Goal: For the listing that follows, give again exactly the lines from the one with "Rebuild this chart" to the one with "4.180, 3.824, 3.866]", including both.

Data provided:
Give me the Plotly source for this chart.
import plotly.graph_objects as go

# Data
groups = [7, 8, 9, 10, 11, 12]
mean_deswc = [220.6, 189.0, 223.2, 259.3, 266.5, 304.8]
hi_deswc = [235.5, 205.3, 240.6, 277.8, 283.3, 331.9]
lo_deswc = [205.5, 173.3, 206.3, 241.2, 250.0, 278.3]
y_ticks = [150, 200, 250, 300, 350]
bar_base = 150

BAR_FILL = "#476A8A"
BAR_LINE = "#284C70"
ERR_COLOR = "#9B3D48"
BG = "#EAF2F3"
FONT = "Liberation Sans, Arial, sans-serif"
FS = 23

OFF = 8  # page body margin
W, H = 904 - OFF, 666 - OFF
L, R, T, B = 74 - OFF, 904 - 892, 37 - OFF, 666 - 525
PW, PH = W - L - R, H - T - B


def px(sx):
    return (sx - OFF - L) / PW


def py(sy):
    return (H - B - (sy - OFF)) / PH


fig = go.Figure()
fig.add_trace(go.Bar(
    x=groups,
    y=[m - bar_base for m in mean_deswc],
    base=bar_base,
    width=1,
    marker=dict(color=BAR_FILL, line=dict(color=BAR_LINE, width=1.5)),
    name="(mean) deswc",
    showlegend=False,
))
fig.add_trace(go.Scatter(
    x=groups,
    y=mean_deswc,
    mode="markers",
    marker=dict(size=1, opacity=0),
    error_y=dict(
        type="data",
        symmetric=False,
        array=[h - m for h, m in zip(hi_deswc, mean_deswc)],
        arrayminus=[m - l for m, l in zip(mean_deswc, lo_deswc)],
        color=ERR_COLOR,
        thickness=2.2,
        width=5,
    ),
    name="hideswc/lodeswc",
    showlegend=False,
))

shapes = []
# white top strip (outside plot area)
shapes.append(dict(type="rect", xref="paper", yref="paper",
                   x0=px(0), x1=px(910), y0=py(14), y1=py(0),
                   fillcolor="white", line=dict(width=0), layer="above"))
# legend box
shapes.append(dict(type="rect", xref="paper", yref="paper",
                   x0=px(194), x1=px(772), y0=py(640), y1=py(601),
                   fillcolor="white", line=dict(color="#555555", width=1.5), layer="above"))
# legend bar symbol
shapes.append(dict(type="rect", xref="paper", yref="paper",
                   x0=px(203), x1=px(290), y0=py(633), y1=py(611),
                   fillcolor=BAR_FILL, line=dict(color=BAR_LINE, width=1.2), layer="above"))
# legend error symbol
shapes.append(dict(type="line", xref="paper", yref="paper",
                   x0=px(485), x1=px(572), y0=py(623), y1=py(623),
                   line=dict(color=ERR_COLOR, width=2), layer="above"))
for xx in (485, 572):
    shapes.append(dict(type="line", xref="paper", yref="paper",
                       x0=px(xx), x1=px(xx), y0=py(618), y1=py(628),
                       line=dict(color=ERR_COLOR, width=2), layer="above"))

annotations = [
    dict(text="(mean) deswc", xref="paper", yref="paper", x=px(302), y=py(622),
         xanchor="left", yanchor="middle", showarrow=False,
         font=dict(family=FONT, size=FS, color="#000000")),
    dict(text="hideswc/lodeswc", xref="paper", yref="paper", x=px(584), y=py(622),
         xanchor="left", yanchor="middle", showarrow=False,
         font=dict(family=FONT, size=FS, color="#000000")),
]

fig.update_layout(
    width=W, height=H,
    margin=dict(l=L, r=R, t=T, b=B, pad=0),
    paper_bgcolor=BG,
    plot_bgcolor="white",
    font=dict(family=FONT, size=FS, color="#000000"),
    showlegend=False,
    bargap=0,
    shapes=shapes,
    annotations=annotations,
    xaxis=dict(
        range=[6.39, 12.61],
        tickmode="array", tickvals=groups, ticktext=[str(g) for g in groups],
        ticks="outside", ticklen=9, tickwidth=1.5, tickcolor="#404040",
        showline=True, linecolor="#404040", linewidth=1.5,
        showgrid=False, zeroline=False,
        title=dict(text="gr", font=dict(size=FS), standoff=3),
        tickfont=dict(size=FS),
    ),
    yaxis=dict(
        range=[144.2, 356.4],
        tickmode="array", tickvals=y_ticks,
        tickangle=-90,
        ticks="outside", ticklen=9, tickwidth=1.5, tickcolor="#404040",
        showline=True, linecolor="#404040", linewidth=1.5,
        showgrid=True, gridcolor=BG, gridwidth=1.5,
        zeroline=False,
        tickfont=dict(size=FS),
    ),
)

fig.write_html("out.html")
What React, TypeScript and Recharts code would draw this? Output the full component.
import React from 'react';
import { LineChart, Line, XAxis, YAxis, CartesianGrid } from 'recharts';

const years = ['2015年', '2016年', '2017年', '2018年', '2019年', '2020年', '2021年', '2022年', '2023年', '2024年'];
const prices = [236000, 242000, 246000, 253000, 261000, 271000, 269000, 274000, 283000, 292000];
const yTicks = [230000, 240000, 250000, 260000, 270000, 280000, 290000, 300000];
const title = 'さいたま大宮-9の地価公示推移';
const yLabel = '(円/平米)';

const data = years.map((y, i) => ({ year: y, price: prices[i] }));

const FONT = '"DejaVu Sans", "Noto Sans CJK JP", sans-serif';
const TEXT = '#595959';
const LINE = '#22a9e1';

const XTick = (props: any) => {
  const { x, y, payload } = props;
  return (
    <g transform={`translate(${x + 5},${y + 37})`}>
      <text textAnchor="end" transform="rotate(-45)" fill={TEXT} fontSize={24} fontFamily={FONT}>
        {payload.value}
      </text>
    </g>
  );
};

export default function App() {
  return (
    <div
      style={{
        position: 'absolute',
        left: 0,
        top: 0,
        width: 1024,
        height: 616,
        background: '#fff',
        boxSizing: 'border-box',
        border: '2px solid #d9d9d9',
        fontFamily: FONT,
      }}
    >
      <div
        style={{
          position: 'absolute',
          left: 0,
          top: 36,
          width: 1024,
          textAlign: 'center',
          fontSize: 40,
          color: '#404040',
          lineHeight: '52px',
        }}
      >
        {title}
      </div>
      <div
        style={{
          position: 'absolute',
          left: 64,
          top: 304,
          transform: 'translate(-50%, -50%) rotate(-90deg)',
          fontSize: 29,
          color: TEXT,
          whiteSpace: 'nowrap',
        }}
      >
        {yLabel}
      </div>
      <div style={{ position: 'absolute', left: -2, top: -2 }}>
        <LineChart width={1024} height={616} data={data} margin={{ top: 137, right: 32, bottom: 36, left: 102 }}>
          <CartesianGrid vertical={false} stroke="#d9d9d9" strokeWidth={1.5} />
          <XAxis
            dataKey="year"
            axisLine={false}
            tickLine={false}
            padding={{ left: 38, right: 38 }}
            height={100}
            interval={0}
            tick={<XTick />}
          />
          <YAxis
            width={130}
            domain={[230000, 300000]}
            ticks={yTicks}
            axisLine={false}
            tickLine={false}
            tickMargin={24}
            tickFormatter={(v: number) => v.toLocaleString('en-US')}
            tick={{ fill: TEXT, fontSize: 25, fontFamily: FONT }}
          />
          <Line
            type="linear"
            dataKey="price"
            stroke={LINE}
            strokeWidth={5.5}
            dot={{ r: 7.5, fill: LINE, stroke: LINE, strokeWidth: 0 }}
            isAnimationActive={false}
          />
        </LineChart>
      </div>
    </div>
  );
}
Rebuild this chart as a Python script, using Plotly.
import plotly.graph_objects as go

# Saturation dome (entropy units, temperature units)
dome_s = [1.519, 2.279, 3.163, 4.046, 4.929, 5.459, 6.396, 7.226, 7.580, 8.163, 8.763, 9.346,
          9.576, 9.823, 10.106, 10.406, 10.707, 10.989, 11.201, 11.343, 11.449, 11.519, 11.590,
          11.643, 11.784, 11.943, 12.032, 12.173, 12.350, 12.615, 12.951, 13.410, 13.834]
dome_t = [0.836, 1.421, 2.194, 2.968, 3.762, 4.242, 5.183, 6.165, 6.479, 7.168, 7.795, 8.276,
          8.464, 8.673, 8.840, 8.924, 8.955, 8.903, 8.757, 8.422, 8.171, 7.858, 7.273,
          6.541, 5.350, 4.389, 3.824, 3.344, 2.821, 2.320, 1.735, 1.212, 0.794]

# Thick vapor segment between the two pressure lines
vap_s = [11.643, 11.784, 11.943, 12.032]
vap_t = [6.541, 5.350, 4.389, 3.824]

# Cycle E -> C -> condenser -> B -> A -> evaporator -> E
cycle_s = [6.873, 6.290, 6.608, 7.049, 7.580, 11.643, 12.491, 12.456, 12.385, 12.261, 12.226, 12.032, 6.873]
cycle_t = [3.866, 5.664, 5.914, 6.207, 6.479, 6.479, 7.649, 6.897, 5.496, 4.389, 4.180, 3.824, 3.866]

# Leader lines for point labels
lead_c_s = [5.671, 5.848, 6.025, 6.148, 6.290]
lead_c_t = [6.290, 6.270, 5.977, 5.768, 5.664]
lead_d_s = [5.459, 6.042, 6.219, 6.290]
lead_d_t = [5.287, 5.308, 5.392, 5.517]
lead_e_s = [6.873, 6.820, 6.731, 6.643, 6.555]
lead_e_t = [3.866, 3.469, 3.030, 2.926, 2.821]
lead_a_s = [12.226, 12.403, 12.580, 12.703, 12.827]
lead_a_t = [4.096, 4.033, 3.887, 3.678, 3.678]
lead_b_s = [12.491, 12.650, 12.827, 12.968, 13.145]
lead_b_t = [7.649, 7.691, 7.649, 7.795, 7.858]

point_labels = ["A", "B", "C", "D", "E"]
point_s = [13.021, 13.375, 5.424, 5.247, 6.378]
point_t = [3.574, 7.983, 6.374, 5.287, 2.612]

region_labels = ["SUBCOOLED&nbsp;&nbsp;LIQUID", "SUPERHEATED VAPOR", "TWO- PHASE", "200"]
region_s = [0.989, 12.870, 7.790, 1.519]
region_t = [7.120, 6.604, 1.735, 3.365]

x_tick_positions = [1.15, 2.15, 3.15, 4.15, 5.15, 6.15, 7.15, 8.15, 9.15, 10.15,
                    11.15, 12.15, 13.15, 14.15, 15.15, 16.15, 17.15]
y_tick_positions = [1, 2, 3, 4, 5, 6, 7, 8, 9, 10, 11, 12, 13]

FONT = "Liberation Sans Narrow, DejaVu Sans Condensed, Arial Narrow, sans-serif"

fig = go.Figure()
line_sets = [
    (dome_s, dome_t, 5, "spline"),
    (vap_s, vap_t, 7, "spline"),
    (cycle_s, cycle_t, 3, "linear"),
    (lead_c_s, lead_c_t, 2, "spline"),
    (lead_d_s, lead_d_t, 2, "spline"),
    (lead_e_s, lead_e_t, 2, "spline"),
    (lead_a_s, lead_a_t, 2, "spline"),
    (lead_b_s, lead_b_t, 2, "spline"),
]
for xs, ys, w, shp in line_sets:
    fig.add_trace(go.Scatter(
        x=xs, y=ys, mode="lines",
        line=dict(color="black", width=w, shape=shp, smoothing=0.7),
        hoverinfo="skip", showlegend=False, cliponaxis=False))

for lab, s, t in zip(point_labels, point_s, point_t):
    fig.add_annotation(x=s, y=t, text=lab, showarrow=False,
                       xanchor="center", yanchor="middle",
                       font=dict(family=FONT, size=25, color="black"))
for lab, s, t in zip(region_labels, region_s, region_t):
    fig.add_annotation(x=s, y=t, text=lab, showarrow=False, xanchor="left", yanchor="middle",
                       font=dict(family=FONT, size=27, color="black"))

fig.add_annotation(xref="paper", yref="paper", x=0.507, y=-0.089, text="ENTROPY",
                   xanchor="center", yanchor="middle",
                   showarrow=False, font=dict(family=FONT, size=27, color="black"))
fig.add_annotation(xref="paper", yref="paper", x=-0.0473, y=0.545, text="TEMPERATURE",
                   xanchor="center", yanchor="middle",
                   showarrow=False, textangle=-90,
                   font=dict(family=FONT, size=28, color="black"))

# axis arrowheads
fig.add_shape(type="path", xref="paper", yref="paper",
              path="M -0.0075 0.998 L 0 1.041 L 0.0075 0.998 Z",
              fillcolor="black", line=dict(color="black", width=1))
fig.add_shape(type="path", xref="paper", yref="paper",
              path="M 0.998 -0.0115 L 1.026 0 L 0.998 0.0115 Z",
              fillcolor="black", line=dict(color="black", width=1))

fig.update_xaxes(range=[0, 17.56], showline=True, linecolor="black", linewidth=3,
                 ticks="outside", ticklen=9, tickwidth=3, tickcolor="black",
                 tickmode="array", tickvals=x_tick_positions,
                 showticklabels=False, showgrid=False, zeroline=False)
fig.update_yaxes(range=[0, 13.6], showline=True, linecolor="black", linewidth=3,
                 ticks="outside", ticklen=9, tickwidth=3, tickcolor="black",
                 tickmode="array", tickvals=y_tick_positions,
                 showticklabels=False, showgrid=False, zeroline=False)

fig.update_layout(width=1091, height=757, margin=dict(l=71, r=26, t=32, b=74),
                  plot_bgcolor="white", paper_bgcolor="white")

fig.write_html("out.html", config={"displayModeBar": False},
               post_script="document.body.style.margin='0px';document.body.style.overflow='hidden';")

Task result:
Rebuild this chart as a Python script, using Plotly.
import plotly.graph_objects as go

# Saturation dome (entropy units, temperature units)
dome_s = [1.519, 2.279, 3.163, 4.046, 4.929, 5.459, 6.396, 7.226, 7.580, 8.163, 8.763, 9.346,
          9.576, 9.823, 10.106, 10.406, 10.707, 10.989, 11.201, 11.343, 11.449, 11.519, 11.590,
          11.643, 11.784, 11.943, 12.032, 12.173, 12.350, 12.615, 12.951, 13.410, 13.834]
dome_t = [0.836, 1.421, 2.194, 2.968, 3.762, 4.242, 5.183, 6.165, 6.479, 7.168, 7.795, 8.276,
          8.464, 8.673, 8.840, 8.924, 8.955, 8.903, 8.757, 8.422, 8.171, 7.858, 7.273,
          6.541, 5.350, 4.389, 3.824, 3.344, 2.821, 2.320, 1.735, 1.212, 0.794]

# Thick vapor segment between the two pressure lines
vap_s = [11.643, 11.784, 11.943, 12.032]
vap_t = [6.541, 5.350, 4.389, 3.824]

# Cycle E -> C -> condenser -> B -> A -> evaporator -> E
cycle_s = [6.873, 6.290, 6.608, 7.049, 7.580, 11.643, 12.491, 12.456, 12.385, 12.261, 12.226, 12.032, 6.873]
cycle_t = [3.866, 5.664, 5.914, 6.207, 6.479, 6.479, 7.649, 6.897, 5.496, 4.389, 4.180, 3.824, 3.866]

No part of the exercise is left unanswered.